§ Written request: Below is a listing to write out in full, exactly as given, without its pictures.

(begin)

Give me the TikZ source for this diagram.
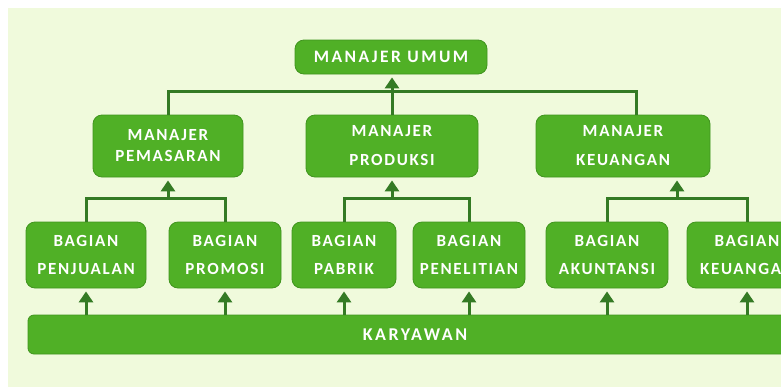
\documentclass[tikz,border=0pt]{standalone}
\usepackage{fontspec}
\usetikzlibrary{arrows.meta,calc}
\newfontfamily\boxfont{Carlito}[LetterSpace=10]
\newfontfamily\widefont{Carlito}[LetterSpace=14]
\definecolor{bgpale}{RGB}{240,250,220}
\definecolor{boxfill}{RGB}{80,176,38}
\definecolor{boxedge}{RGB}{64,148,30}
\definecolor{linegreen}{RGB}{52,122,36}
\tikzset{
  box/.style={draw=boxedge, line width=0.8pt, fill=boxfill, rounded corners=9pt,
    text=white, align=center, inner sep=0pt},
  conn/.style={draw=linegreen, line width=3pt},
  upar/.style={draw=linegreen, line width=3pt, -{Triangle[width=14pt,length=11pt]}, shorten >=3pt}
}
\begin{document}
\begin{tikzpicture}[x=1pt,y=-1pt]
\useasboundingbox (0,0) rectangle (781,389);
\clip (0,0) rectangle (781,389);
\fill[white] (0,0) rectangle (781,389);
\fill[bgpale] (8,8) rectangle (781,387);

% top
\node[box, minimum width=192pt, minimum height=34pt, font=\widefont\bfseries\fontsize{17.5}{20}\selectfont] (umum) at (391,57) {MANAJER UMUM};

% managers
\node[box, minimum width=150pt, minimum height=62pt, font=\boxfont\bfseries\fontsize{17}{21}\selectfont] (pem) at (168,146) {MANAJER\\PEMASARAN};
\node[box, minimum width=172pt, minimum height=62pt, font=\boxfont\bfseries\fontsize{17}{29}\selectfont] (prod) at (392,146) {MANAJER\\PRODUKSI};
\node[box, minimum width=174pt, minimum height=62pt, font=\boxfont\bfseries\fontsize{17}{29}\selectfont] (keu) at (623,146) {MANAJER\\KEUANGAN};

% departments
\tikzset{dept/.style={box, minimum height=66pt, font=\boxfont\bfseries\fontsize{17}{28}\selectfont}}
\node[dept, minimum width=120pt] (pj) at (86,255) {BAGIAN\\PENJUALAN};
\node[dept, minimum width=112pt] (pr) at (225,255) {BAGIAN\\PROMOSI};
\node[dept, minimum width=104pt] (pb) at (344,255) {BAGIAN\\PABRIK};
\node[dept, minimum width=112pt] (pn) at (469,255) {BAGIAN\\PENELITIAN};
\node[dept, minimum width=122pt] (ak) at (607,255) {BAGIAN\\AKUNTANSI};
\node[dept, minimum width=120pt] (kg) at (747,255) {BAGIAN\\KEUANGAN};

% employees
\node[box, rounded corners=6pt, minimum width=774pt, minimum height=39pt, font=\widefont\bfseries\fontsize{18}{20}\selectfont] (kar) at (415,334.5) {KARYAWAN};

% bus coordinates
\coordinate (b1) at (0,91);
\coordinate (b2) at (0,198);
\coordinate (k1) at (636,115);
\coordinate (k2) at (677,198);

% top level
\draw[conn] (pem.north) -- (pem.north |- b1) -- (k1 |- b1) -- (k1);
\draw[upar] (prod.north) -- (prod.north |- umum.south);

% second level
\draw[conn] (pj.north) -- (pj.north |- b2) -- (pr.north |- b2) -- (pr.north);
\draw[upar] (pem.south |- b2) -- (pem.south);
\draw[conn] (pb.north) -- (pb.north |- b2) -- (pn.north |- b2) -- (pn.north);
\draw[upar] (prod.south |- b2) -- (prod.south);
\draw[conn] (ak.north) -- (ak.north |- b2) -- (kg.north |- b2) -- (kg.north);
\draw[upar] (k2) -- (k2 |- keu.south);

% from employees
\foreach \n in {pj,pr,pb,pn,ak,kg}{
  \draw[upar] (\n.south |- kar.north) -- (\n.south);
}
\end{tikzpicture}
\end{document}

(end)

§ Written response:
Give me the TikZ source for this diagram.
\documentclass[tikz,border=0pt]{standalone}
\usepackage{fontspec}
\usetikzlibrary{arrows.meta,calc}
\newfontfamily\boxfont{Carlito}[LetterSpace=10]
\newfontfamily\widefont{Carlito}[LetterSpace=14]
\definecolor{bgpale}{RGB}{240,250,220}
\definecolor{boxfill}{RGB}{80,176,38}
\definecolor{boxedge}{RGB}{64,148,30}
\definecolor{linegreen}{RGB}{52,122,36}
\tikzset{
  box/.style={draw=boxedge, line width=0.8pt, fill=boxfill, rounded corners=9pt,
    text=white, align=center, inner sep=0pt},
  conn/.style={draw=linegreen, line width=3pt},
  upar/.style={draw=linegreen, line width=3pt, -{Triangle[width=14pt,length=11pt]}, shorten >=3pt}
}
\begin{document}
\begin{tikzpicture}[x=1pt,y=-1pt]
\useasboundingbox (0,0) rectangle (781,389);
\clip (0,0) rectangle (781,389);
\fill[white] (0,0) rectangle (781,389);
\fill[bgpale] (8,8) rectangle (781,387);

% top
\node[box, minimum width=192pt, minimum height=34pt, font=\widefont\bfseries\fontsize{17.5}{20}\selectfont] (umum) at (391,57) {MANAJER UMUM};

% managers
\node[box, minimum width=150pt, minimum height=62pt, font=\boxfont\bfseries\fontsize{17}{21}\selectfont] (pem) at (168,146) {MANAJER\\PEMASARAN};
\node[box, minimum width=172pt, minimum height=62pt, font=\boxfont\bfseries\fontsize{17}{29}\selectfont] (prod) at (392,146) {MANAJER\\PRODUKSI};
\node[box, minimum width=174pt, minimum height=62pt, font=\boxfont\bfseries\fontsize{17}{29}\selectfont] (keu) at (623,146) {MANAJER\\KEUANGAN};

% departments
\tikzset{dept/.style={box, minimum height=66pt, font=\boxfont\bfseries\fontsize{17}{28}\selectfont}}
\node[dept, minimum width=120pt] (pj) at (86,255) {BAGIAN\\PENJUALAN};
\node[dept, minimum width=112pt] (pr) at (225,255) {BAGIAN\\PROMOSI};
\node[dept, minimum width=104pt] (pb) at (344,255) {BAGIAN\\PABRIK};
\node[dept, minimum width=112pt] (pn) at (469,255) {BAGIAN\\PENELITIAN};
\node[dept, minimum width=122pt] (ak) at (607,255) {BAGIAN\\AKUNTANSI};
\node[dept, minimum width=120pt] (kg) at (747,255) {BAGIAN\\KEUANGAN};

% employees
\node[box, rounded corners=6pt, minimum width=774pt, minimum height=39pt, font=\widefont\bfseries\fontsize{18}{20}\selectfont] (kar) at (415,334.5) {KARYAWAN};

% bus coordinates
\coordinate (b1) at (0,91);
\coordinate (b2) at (0,198);
\coordinate (k1) at (636,115);
\coordinate (k2) at (677,198);

% top level
\draw[conn] (pem.north) -- (pem.north |- b1) -- (k1 |- b1) -- (k1);
\draw[upar] (prod.north) -- (prod.north |- umum.south);

% second level
\draw[conn] (pj.north) -- (pj.north |- b2) -- (pr.north |- b2) -- (pr.north);
\draw[upar] (pem.south |- b2) -- (pem.south);
\draw[conn] (pb.north) -- (pb.north |- b2) -- (pn.north |- b2) -- (pn.north);
\draw[upar] (prod.south |- b2) -- (prod.south);
\draw[conn] (ak.north) -- (ak.north |- b2) -- (kg.north |- b2) -- (kg.north);
\draw[upar] (k2) -- (k2 |- keu.south);

% from employees
\foreach \n in {pj,pr,pb,pn,ak,kg}{
  \draw[upar] (\n.south |- kar.north) -- (\n.south);
}
\end{tikzpicture}
\end{document}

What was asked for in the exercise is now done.